- [Material provided]
□ □ □ □ □

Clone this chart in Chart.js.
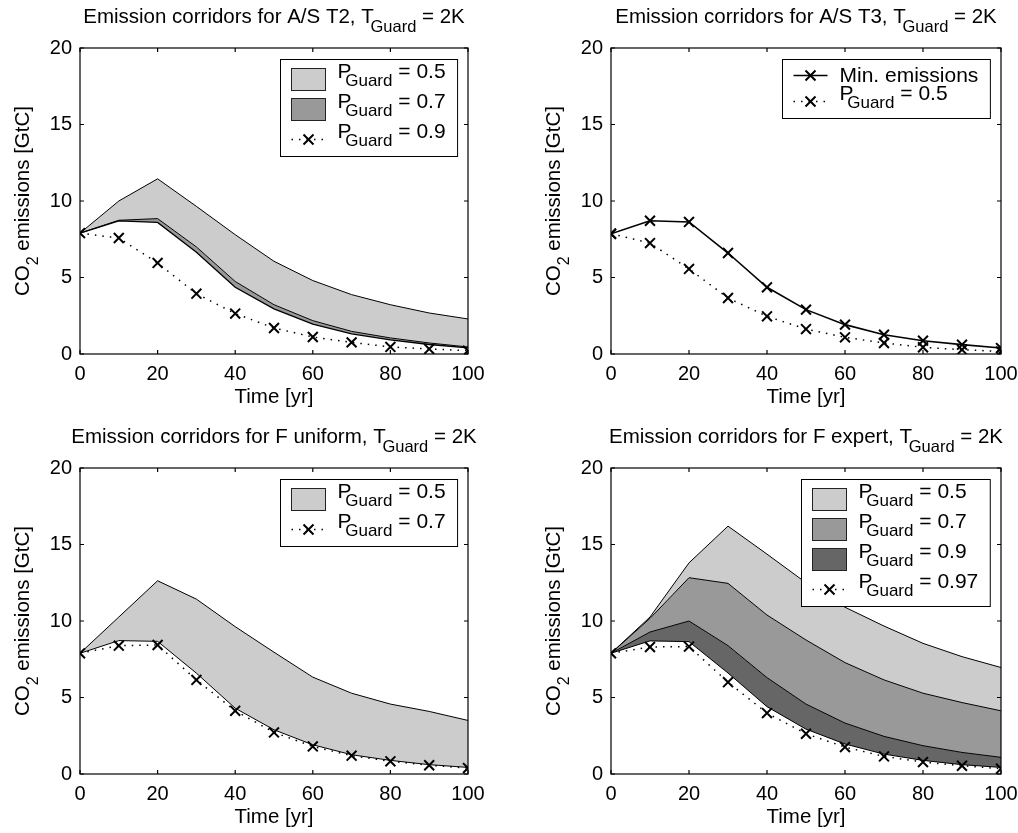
<!DOCTYPE html>
<html>
<head>
<meta charset="utf-8">
<script src="https://cdn.jsdelivr.net/npm/chart.js@4.4.1/dist/chart.umd.min.js"></script>
<style>
  html, body { margin: 0; padding: 0; background: #fff; }
  #wrap { position: relative; width: 1018px; height: 833px; overflow: hidden; }
  canvas { position: absolute; }
</style>
</head>
<body>
<div id="wrap">
  <canvas id="c1" width="509" height="412" style="left:0;top:0"></canvas>
  <canvas id="c2" width="509" height="412" style="left:509px;top:0"></canvas>
  <canvas id="c3" width="509" height="421" style="left:0;top:412px"></canvas>
  <canvas id="c4" width="509" height="421" style="left:509px;top:412px"></canvas>
</div>
<script>
const years = [0, 10, 20, 30, 40, 50, 60, 70, 80, 90, 100];

// A/S T2
const t2Upper50 = [7.9, 10.0, 11.45, 9.65, 7.8, 6.06, 4.8, 3.88, 3.22, 2.68, 2.29];
const t2Upper70 = [7.9, 8.74, 8.85, 7.0, 4.74, 3.22, 2.18, 1.48, 1.05, 0.72, 0.46];
const t2Min     = [7.9, 8.7, 8.6, 6.65, 4.36, 2.95, 1.95, 1.32, 0.92, 0.62, 0.4];
const t2P90     = [7.9, 7.58, 5.95, 3.94, 2.64, 1.7, 1.11, 0.76, 0.46, 0.33, 0.22];

// A/S T3
const t3Min = [7.86, 8.71, 8.63, 6.6, 4.36, 2.9, 1.92, 1.26, 0.87, 0.61, 0.39];
const t3P50 = [7.86, 7.25, 5.56, 3.66, 2.46, 1.63, 1.09, 0.72, 0.44, 0.28, 0.17];

// F uniform
const fuUpper50 = [7.89, 10.26, 12.63, 11.43, 9.63, 7.96, 6.33, 5.28, 4.57, 4.09, 3.5];
const fuMin     = [7.89, 8.72, 8.67, 6.59, 4.3, 2.89, 1.91, 1.26, 0.89, 0.61, 0.43];
const fuP70     = [7.89, 8.39, 8.43, 6.15, 4.13, 2.72, 1.8, 1.2, 0.83, 0.57, 0.39];

// F expert
const feUpper50 = [7.89, 10.26, 13.8, 16.2, 14.37, 12.5, 10.9, 9.67, 8.54, 7.67, 6.96];
const feUpper70 = [7.89, 10.17, 12.83, 12.46, 10.39, 8.76, 7.28, 6.15, 5.28, 4.67, 4.13];
const feUpper90 = [7.89, 9.28, 10.0, 8.39, 6.3, 4.57, 3.33, 2.46, 1.85, 1.41, 1.09];
const feMin     = [7.89, 8.7, 8.65, 6.6, 4.4, 2.93, 1.96, 1.3, 0.89, 0.61, 0.43];
const feP97     = [7.89, 8.3, 8.33, 6.0, 3.98, 2.63, 1.76, 1.15, 0.78, 0.54, 0.35];

// text: [main, subscript, tail]
const titleT2 = ['Emission corridors for A/S T2, T', 'Guard', ' = 2K'];
const titleT3 = ['Emission corridors for A/S T3, T', 'Guard', ' = 2K'];
const titleFu = ['Emission corridors for F uniform, T', 'Guard', ' = 2K'];
const titleFe = ['Emission corridors for F expert, T', 'Guard', ' = 2K'];
const yLabel = ['CO', '2', ' emissions [GtC]'];
const xLabel = 'Time [yr]';
const p50 = ['P', 'Guard', ' = 0.5'];
const p70 = ['P', 'Guard', ' = 0.7'];
const p90 = ['P', 'Guard', ' = 0.9'];
const p97 = ['P', 'Guard', ' = 0.97'];
const minLabel = ['Min. emissions'];

const LIGHT = '#cccccc', MID = '#999999', DARK = '#666666';
const DOTS = [1.5, 6];
const FAMILY = "'Liberation Sans', Arial, Helvetica, sans-serif";
const font = px => px + 'px ' + FAMILY;

const pts = arr => years.map((yr, i) => ({ x: yr, y: arr[i] }));

// draws main text, a TeX-style subscript and a tail; returns width
function rich(ctx, parts, x, y, size, subSize, kern, draw) {
  const [main, sub, tail] = parts;
  ctx.font = font(size);
  if (draw) ctx.fillText(main, x, y);
  let cx = x + ctx.measureText(main).width;
  if (sub) {
    cx -= kern * size;
    ctx.font = font(subSize);
    if (draw) ctx.fillText(sub, cx, y + size * 0.42);
    cx += ctx.measureText(sub).width;
  }
  if (tail) {
    ctx.font = font(size);
    if (draw) ctx.fillText(tail, cx, y);
    cx += ctx.measureText(tail).width;
  }
  return cx - x;
}

function drawX(ctx, x, y, r) {
  ctx.save();
  ctx.setLineDash([]);
  ctx.lineWidth = 2;
  ctx.beginPath();
  ctx.moveTo(x - r, y - r); ctx.lineTo(x + r, y + r);
  ctx.moveTo(x - r, y + r); ctx.lineTo(x + r, y - r);
  ctx.stroke();
  ctx.restore();
}

const framePlugin = {
  id: 'frame',
  afterDatasetsDraw(chart) {
    const { ctx, chartArea: a, scales: { x, y } } = chart;
    ctx.save();
    ctx.strokeStyle = '#000';
    ctx.lineWidth = 1.2;
    ctx.strokeRect(a.left, a.top, a.right - a.left, a.bottom - a.top);
    ctx.beginPath();
    x.ticks.forEach(t => {
      const px = x.getPixelForValue(t.value);
      ctx.moveTo(px, a.bottom); ctx.lineTo(px, a.bottom - 4);
      ctx.moveTo(px, a.top); ctx.lineTo(px, a.top + 4);
    });
    y.ticks.forEach(t => {
      const py = y.getPixelForValue(t.value);
      ctx.moveTo(a.left, py); ctx.lineTo(a.left + 4, py);
      ctx.moveTo(a.right, py); ctx.lineTo(a.right - 4, py);
    });
    ctx.stroke();
    ctx.restore();
  }
};

const textPlugin = {
  id: 'panelText',
  afterDraw(chart) {
    const o = chart.options.plugins.panelText;
    const { ctx, chartArea: a } = chart;
    const cx = (a.left + a.right) / 2;
    ctx.save();
    ctx.fillStyle = '#000';
    ctx.textBaseline = 'alphabetic';
    ctx.textAlign = 'left';

    // title
    const tw = rich(ctx, o.title, 0, 0, 20.5, 16.5, 0.16, false);
    rich(ctx, o.title, cx - tw / 2, a.top - 25, 20.5, 16.5, 0.16, true);

    // x label
    ctx.font = font(20.5);
    ctx.textAlign = 'center';
    ctx.fillText(xLabel, cx, a.bottom + 49);
    ctx.textAlign = 'left';

    // y label
    ctx.save();
    ctx.translate(a.left - 51, (a.top + a.bottom) / 2);
    ctx.rotate(-Math.PI / 2);
    const yw = rich(ctx, yLabel, 0, 0, 20.5, 16, 0, false);
    rich(ctx, yLabel, -yw / 2, 0, 20.5, 16, 0, true);
    ctx.restore();

    // legend
    const rows = o.legend;
    const hts = rows.map(r => (r.text[1] ? 30 : 22));
    const textW = Math.max(...rows.map(r => rich(ctx, r.text, 0, 0, 21, 17, 0.3, false)));
    const bw = 11 + 34 + 12 + textW + 12;
    const bh = 5 + hts.reduce((s, h) => s + h, 0) + 2;
    const bx = Math.round(a.right - 11 - bw) + 0.5, by = Math.round(a.top + 11) + 0.5;
    ctx.fillStyle = '#fff';
    ctx.fillRect(bx, by, bw, bh);
    ctx.strokeStyle = '#000';
    ctx.lineWidth = 1;
    ctx.strokeRect(bx, by, bw, bh);
    let cy = by + 5;
    rows.forEach((r, i) => {
      const mid = cy + hts[i] / 2;
      const sx = bx + 11;
      if (r.swatch === 'box') {
        ctx.fillStyle = r.color;
        ctx.fillRect(sx, mid - 11, 34, 22);
        ctx.strokeStyle = '#222';
        ctx.lineWidth = 1;
        ctx.strokeRect(sx, mid - 11, 34, 22);
      } else {
        ctx.strokeStyle = '#000';
        ctx.lineWidth = r.width;
        ctx.setLineDash(r.dash || []);
        ctx.beginPath();
        ctx.moveTo(sx, mid); ctx.lineTo(sx + 34, mid);
        ctx.stroke();
        ctx.setLineDash([]);
        drawX(ctx, sx + 17, mid, 5);
      }
      ctx.fillStyle = '#000';
      rich(ctx, r.text, sx + 46, r.text[1] ? mid - 2 : mid + 6, 21, 17, 0.3, true);
      cy += hts[i];
    });
    ctx.restore();
  }
};

function band(arr, color) {
  return { data: pts(arr), borderColor: '#000', borderWidth: 1, backgroundColor: color, fill: '+1', pointRadius: 0 };
}
function edge(arr, width) {
  return { data: pts(arr), borderColor: '#000', borderWidth: width, fill: false, pointRadius: 0 };
}
function marked(arr, dash, width) {
  return {
    data: pts(arr), borderColor: '#000', borderWidth: width, borderDash: dash, fill: false,
    pointStyle: 'crossRot', pointRadius: 7, pointBorderWidth: 2, pointBorderColor: '#000'
  };
}

function makePanel(id, datasets, title, legend, yAxisW, rightPad, topPad, xAxisH) {
  const tickFont = { family: FAMILY, size: 20 };
  new Chart(document.getElementById(id), {
    type: 'line',
    data: { datasets },
    options: {
      responsive: false,
      animation: false,
      events: [],
      layout: { autoPadding: false, padding: { left: 0, right: rightPad, top: topPad, bottom: 0 } },
      scales: {
        x: {
          type: 'linear', min: 0, max: 100,
          ticks: { stepSize: 20, font: tickFont, color: '#000', padding: 8, maxRotation: 0 },
          grid: { display: false, drawTicks: false },
          border: { display: false },
          afterFit: s => { s.height = xAxisH; s.paddingLeft = 0; s.paddingRight = 0; }
        },
        y: {
          min: 0, max: 20,
          ticks: { stepSize: 5, font: tickFont, color: '#000', padding: 8 },
          grid: { display: false, drawTicks: false },
          border: { display: false },
          afterFit: s => { s.width = yAxisW; s.paddingTop = 0; s.paddingBottom = 0; }
        }
      },
      plugins: {
        legend: { display: false },
        tooltip: { enabled: false },
        filler: { propagate: false, drawTime: 'beforeDatasetsDraw' },
        panelText: { title, legend }
      }
    },
    plugins: [framePlugin, textPlugin]
  });
}

makePanel('c1',
  [band(t2Upper50, LIGHT), band(t2Upper70, MID), edge(t2Min, 1.3), marked(t2P90, DOTS, 1.5)],
  titleT2,
  [
    { swatch: 'box', color: LIGHT, text: p50 },
    { swatch: 'box', color: MID, text: p70 },
    { swatch: 'line', dash: DOTS, width: 1.5, text: p90 }
  ],
  80, 41, 48, 58);

makePanel('c2',
  [marked(t3Min, [], 1.6), marked(t3P50, DOTS, 1.5)],
  titleT3,
  [
    { swatch: 'line', dash: [], width: 1.6, text: minLabel },
    { swatch: 'line', dash: DOTS, width: 1.5, text: p50 }
  ],
  102, 17, 48, 58);

makePanel('c3',
  [band(fuUpper50, LIGHT), edge(fuMin, 1), marked(fuP70, DOTS, 1.5)],
  titleFu,
  [
    { swatch: 'box', color: LIGHT, text: p50 },
    { swatch: 'line', dash: DOTS, width: 1.5, text: p70 }
  ],
  80, 41, 56, 59);

makePanel('c4',
  [band(feUpper50, LIGHT), band(feUpper70, MID), band(feUpper90, DARK), edge(feMin, 1), marked(feP97, DOTS, 1.5)],
  titleFe,
  [
    { swatch: 'box', color: LIGHT, text: p50 },
    { swatch: 'box', color: MID, text: p70 },
    { swatch: 'box', color: DARK, text: p90 },
    { swatch: 'line', dash: DOTS, width: 1.5, text: p97 }
  ],
  102, 17, 56, 59);
</script>
</body>
</html>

□ □ □ □ □

- [Exercise objective]
Please take the lines from the beginning of the data above through the line holding "0.83, 0.57, 0.39];" and transcribe them exactly, without any pictures.

- [Worked solution]
Clone this chart in Chart.js.
<!DOCTYPE html>
<html>
<head>
<meta charset="utf-8">
<script src="https://cdn.jsdelivr.net/npm/chart.js@4.4.1/dist/chart.umd.min.js"></script>
<style>
  html, body { margin: 0; padding: 0; background: #fff; }
  #wrap { position: relative; width: 1018px; height: 833px; overflow: hidden; }
  canvas { position: absolute; }
</style>
</head>
<body>
<div id="wrap">
  <canvas id="c1" width="509" height="412" style="left:0;top:0"></canvas>
  <canvas id="c2" width="509" height="412" style="left:509px;top:0"></canvas>
  <canvas id="c3" width="509" height="421" style="left:0;top:412px"></canvas>
  <canvas id="c4" width="509" height="421" style="left:509px;top:412px"></canvas>
</div>
<script>
const years = [0, 10, 20, 30, 40, 50, 60, 70, 80, 90, 100];

// A/S T2
const t2Upper50 = [7.9, 10.0, 11.45, 9.65, 7.8, 6.06, 4.8, 3.88, 3.22, 2.68, 2.29];
const t2Upper70 = [7.9, 8.74, 8.85, 7.0, 4.74, 3.22, 2.18, 1.48, 1.05, 0.72, 0.46];
const t2Min     = [7.9, 8.7, 8.6, 6.65, 4.36, 2.95, 1.95, 1.32, 0.92, 0.62, 0.4];
const t2P90     = [7.9, 7.58, 5.95, 3.94, 2.64, 1.7, 1.11, 0.76, 0.46, 0.33, 0.22];

// A/S T3
const t3Min = [7.86, 8.71, 8.63, 6.6, 4.36, 2.9, 1.92, 1.26, 0.87, 0.61, 0.39];
const t3P50 = [7.86, 7.25, 5.56, 3.66, 2.46, 1.63, 1.09, 0.72, 0.44, 0.28, 0.17];

// F uniform
const fuUpper50 = [7.89, 10.26, 12.63, 11.43, 9.63, 7.96, 6.33, 5.28, 4.57, 4.09, 3.5];
const fuMin     = [7.89, 8.72, 8.67, 6.59, 4.3, 2.89, 1.91, 1.26, 0.89, 0.61, 0.43];
const fuP70     = [7.89, 8.39, 8.43, 6.15, 4.13, 2.72, 1.8, 1.2, 0.83, 0.57, 0.39];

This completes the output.